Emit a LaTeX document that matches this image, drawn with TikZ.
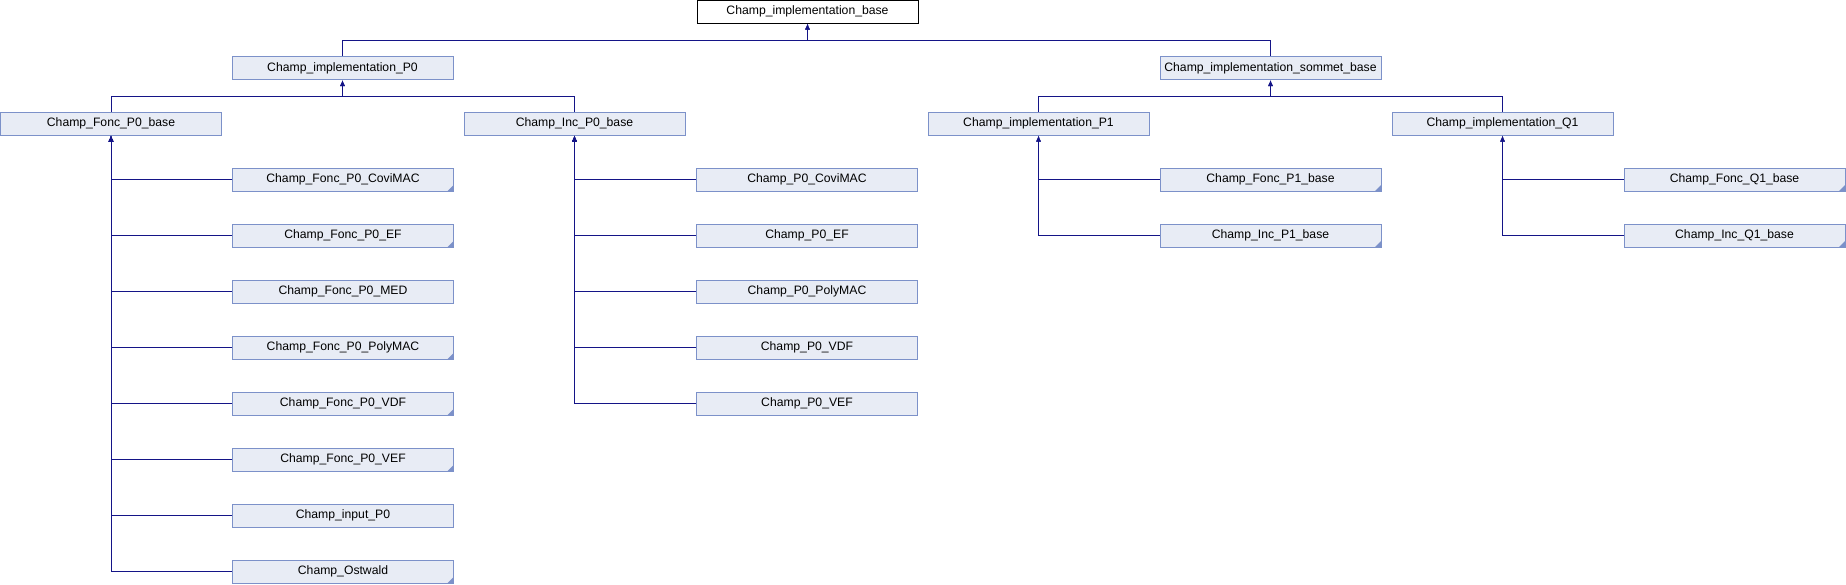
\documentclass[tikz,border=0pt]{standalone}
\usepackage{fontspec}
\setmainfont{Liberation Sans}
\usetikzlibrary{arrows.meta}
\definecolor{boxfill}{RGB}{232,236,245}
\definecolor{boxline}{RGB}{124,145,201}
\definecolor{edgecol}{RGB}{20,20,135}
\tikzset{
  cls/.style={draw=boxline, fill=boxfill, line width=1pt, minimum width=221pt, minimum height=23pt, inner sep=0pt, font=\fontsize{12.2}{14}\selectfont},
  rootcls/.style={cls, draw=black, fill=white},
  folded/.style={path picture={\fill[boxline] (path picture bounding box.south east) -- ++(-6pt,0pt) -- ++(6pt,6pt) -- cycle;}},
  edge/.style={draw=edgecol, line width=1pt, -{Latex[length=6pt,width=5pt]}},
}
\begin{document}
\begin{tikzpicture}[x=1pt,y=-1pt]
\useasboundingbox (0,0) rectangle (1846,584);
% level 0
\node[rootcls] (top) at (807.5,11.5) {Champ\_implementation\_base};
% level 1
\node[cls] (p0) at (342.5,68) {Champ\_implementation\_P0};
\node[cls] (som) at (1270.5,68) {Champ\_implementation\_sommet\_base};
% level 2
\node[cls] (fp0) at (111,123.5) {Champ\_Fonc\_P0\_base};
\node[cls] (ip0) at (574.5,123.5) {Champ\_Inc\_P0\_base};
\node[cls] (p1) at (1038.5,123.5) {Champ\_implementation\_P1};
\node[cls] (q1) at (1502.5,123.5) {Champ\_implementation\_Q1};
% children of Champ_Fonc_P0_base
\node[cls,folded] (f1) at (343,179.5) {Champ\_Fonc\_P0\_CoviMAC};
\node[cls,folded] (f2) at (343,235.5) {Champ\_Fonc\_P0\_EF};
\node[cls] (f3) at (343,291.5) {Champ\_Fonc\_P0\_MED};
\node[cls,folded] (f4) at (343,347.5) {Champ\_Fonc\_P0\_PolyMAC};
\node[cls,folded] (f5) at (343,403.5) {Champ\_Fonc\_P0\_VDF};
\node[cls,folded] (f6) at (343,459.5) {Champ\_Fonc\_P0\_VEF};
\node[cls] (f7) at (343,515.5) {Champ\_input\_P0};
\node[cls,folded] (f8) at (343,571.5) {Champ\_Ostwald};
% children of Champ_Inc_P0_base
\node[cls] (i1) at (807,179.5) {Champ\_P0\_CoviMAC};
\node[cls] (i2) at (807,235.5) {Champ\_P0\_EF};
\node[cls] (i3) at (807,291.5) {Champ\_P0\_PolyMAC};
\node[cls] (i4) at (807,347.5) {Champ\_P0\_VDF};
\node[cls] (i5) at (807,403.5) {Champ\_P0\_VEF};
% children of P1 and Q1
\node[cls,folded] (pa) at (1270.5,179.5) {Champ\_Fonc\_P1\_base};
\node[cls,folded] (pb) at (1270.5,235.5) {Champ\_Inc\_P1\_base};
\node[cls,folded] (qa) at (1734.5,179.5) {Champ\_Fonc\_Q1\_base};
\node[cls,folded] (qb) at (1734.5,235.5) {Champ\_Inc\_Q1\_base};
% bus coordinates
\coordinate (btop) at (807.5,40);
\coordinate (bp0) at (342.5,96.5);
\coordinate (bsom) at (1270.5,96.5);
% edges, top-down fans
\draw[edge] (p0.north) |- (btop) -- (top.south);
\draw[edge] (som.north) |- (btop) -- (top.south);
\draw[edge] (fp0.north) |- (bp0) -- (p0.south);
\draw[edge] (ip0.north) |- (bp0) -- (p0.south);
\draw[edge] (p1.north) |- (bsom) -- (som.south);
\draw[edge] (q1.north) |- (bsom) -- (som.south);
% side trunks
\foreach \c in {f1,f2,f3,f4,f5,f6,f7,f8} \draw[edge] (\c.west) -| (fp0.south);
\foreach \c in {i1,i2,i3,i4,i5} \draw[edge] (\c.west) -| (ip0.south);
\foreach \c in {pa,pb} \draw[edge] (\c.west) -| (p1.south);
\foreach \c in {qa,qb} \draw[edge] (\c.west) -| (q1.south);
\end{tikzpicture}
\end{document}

_WHAT THE TASK ASKS:_ Without the pictures, transcribe the listing above exactly.

_EXERCISE OUTPUT:_
Emit a LaTeX document that matches this image, drawn with TikZ.
\documentclass[tikz,border=0pt]{standalone}
\usepackage{fontspec}
\setmainfont{Liberation Sans}
\usetikzlibrary{arrows.meta}
\definecolor{boxfill}{RGB}{232,236,245}
\definecolor{boxline}{RGB}{124,145,201}
\definecolor{edgecol}{RGB}{20,20,135}
\tikzset{
  cls/.style={draw=boxline, fill=boxfill, line width=1pt, minimum width=221pt, minimum height=23pt, inner sep=0pt, font=\fontsize{12.2}{14}\selectfont},
  rootcls/.style={cls, draw=black, fill=white},
  folded/.style={path picture={\fill[boxline] (path picture bounding box.south east) -- ++(-6pt,0pt) -- ++(6pt,6pt) -- cycle;}},
  edge/.style={draw=edgecol, line width=1pt, -{Latex[length=6pt,width=5pt]}},
}
\begin{document}
\begin{tikzpicture}[x=1pt,y=-1pt]
\useasboundingbox (0,0) rectangle (1846,584);
% level 0
\node[rootcls] (top) at (807.5,11.5) {Champ\_implementation\_base};
% level 1
\node[cls] (p0) at (342.5,68) {Champ\_implementation\_P0};
\node[cls] (som) at (1270.5,68) {Champ\_implementation\_sommet\_base};
% level 2
\node[cls] (fp0) at (111,123.5) {Champ\_Fonc\_P0\_base};
\node[cls] (ip0) at (574.5,123.5) {Champ\_Inc\_P0\_base};
\node[cls] (p1) at (1038.5,123.5) {Champ\_implementation\_P1};
\node[cls] (q1) at (1502.5,123.5) {Champ\_implementation\_Q1};
% children of Champ_Fonc_P0_base
\node[cls,folded] (f1) at (343,179.5) {Champ\_Fonc\_P0\_CoviMAC};
\node[cls,folded] (f2) at (343,235.5) {Champ\_Fonc\_P0\_EF};
\node[cls] (f3) at (343,291.5) {Champ\_Fonc\_P0\_MED};
\node[cls,folded] (f4) at (343,347.5) {Champ\_Fonc\_P0\_PolyMAC};
\node[cls,folded] (f5) at (343,403.5) {Champ\_Fonc\_P0\_VDF};
\node[cls,folded] (f6) at (343,459.5) {Champ\_Fonc\_P0\_VEF};
\node[cls] (f7) at (343,515.5) {Champ\_input\_P0};
\node[cls,folded] (f8) at (343,571.5) {Champ\_Ostwald};
% children of Champ_Inc_P0_base
\node[cls] (i1) at (807,179.5) {Champ\_P0\_CoviMAC};
\node[cls] (i2) at (807,235.5) {Champ\_P0\_EF};
\node[cls] (i3) at (807,291.5) {Champ\_P0\_PolyMAC};
\node[cls] (i4) at (807,347.5) {Champ\_P0\_VDF};
\node[cls] (i5) at (807,403.5) {Champ\_P0\_VEF};
% children of P1 and Q1
\node[cls,folded] (pa) at (1270.5,179.5) {Champ\_Fonc\_P1\_base};
\node[cls,folded] (pb) at (1270.5,235.5) {Champ\_Inc\_P1\_base};
\node[cls,folded] (qa) at (1734.5,179.5) {Champ\_Fonc\_Q1\_base};
\node[cls,folded] (qb) at (1734.5,235.5) {Champ\_Inc\_Q1\_base};
% bus coordinates
\coordinate (btop) at (807.5,40);
\coordinate (bp0) at (342.5,96.5);
\coordinate (bsom) at (1270.5,96.5);
% edges, top-down fans
\draw[edge] (p0.north) |- (btop) -- (top.south);
\draw[edge] (som.north) |- (btop) -- (top.south);
\draw[edge] (fp0.north) |- (bp0) -- (p0.south);
\draw[edge] (ip0.north) |- (bp0) -- (p0.south);
\draw[edge] (p1.north) |- (bsom) -- (som.south);
\draw[edge] (q1.north) |- (bsom) -- (som.south);
% side trunks
\foreach \c in {f1,f2,f3,f4,f5,f6,f7,f8} \draw[edge] (\c.west) -| (fp0.south);
\foreach \c in {i1,i2,i3,i4,i5} \draw[edge] (\c.west) -| (ip0.south);
\foreach \c in {pa,pb} \draw[edge] (\c.west) -| (p1.south);
\foreach \c in {qa,qb} \draw[edge] (\c.west) -| (q1.south);
\end{tikzpicture}
\end{document}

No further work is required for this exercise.